Meetings at companies are often too long, but also too often, according to the Tesla co-founder.
That’s why you should avoid frequent meetings unless the matter concerned is “extremely urgent.”
“Meeting frequency should drop rapidly once the urgent matter is resolved,” he says. In many places, leaving a meeting abruptly might be construed as disrespectful but Musk suggests it’s ruder not to. “Walk out of a meeting or drop off a call as soon as it is obvious you aren’t adding value,” says Musk. “It is not rude to leave, it is rude to make someone stay and waste their time.”

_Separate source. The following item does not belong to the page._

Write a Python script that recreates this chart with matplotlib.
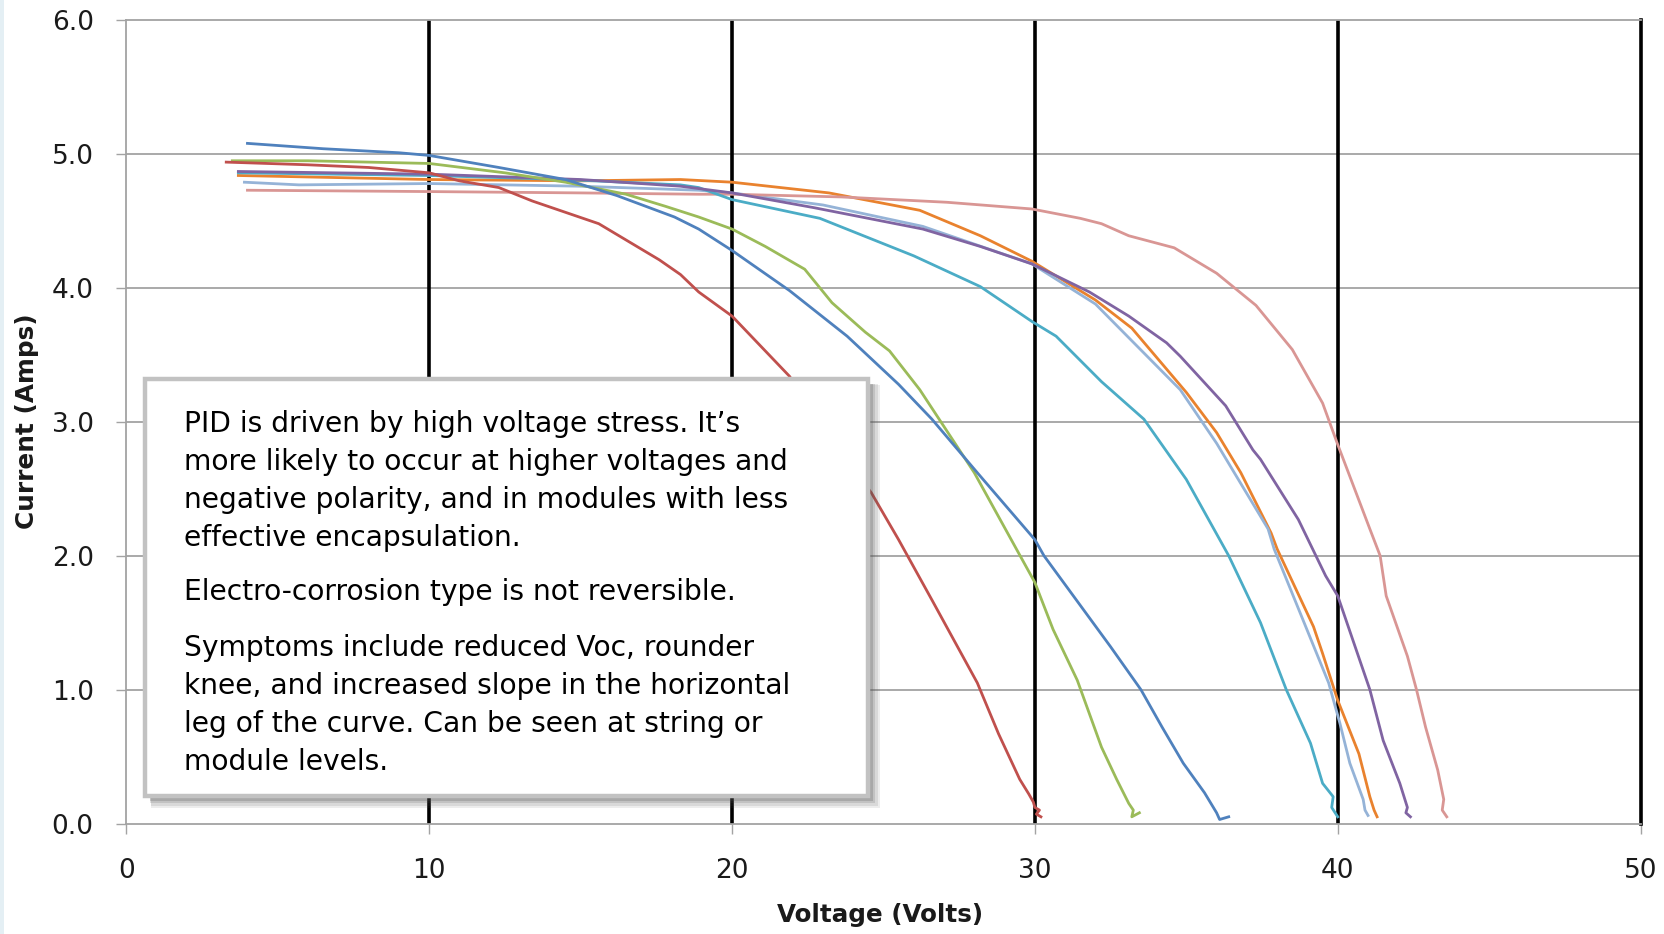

Though Musk’s advice is with reference to his own company, the same recommendations can be applied to your own. “Don’t use acronyms or nonsense words for objects, software, or processes at Tesla,” he says. “In general, anything that requires an explanation inhibits communication. We don’t want people to have to memorize a glossary just to function at Tesla.” While many might be concerned about disrespect or severing ties, Musk suggests that respecting the “chain of command isn’t always the best port of call when communicating about something.
“Communication should travel via the shortest path necessary to get the job done, not through the ‘chain of command’,” Musk says. “Any manager who tries to impose chain of command communication will soon find himself working elsewhere.”
“One of the main sources of problems is poor communication between departments,” Musk says.
He says this can be solved by allowing “free flow of information between all levels.” “If, in order to get something done between [departments], an individual contributor has to talk to their manager, who talks to a director, who talks to a VP, who talks to another VP, who talks to a director, who talks to a manager, who talks to someone doing the actual work, then super dumb things will happen,” he warns.
“If following a “company rule” is obviously ridiculous in a particular situation ... then the rule should change,” says Musk. “In general, always pick common sense as your guide.”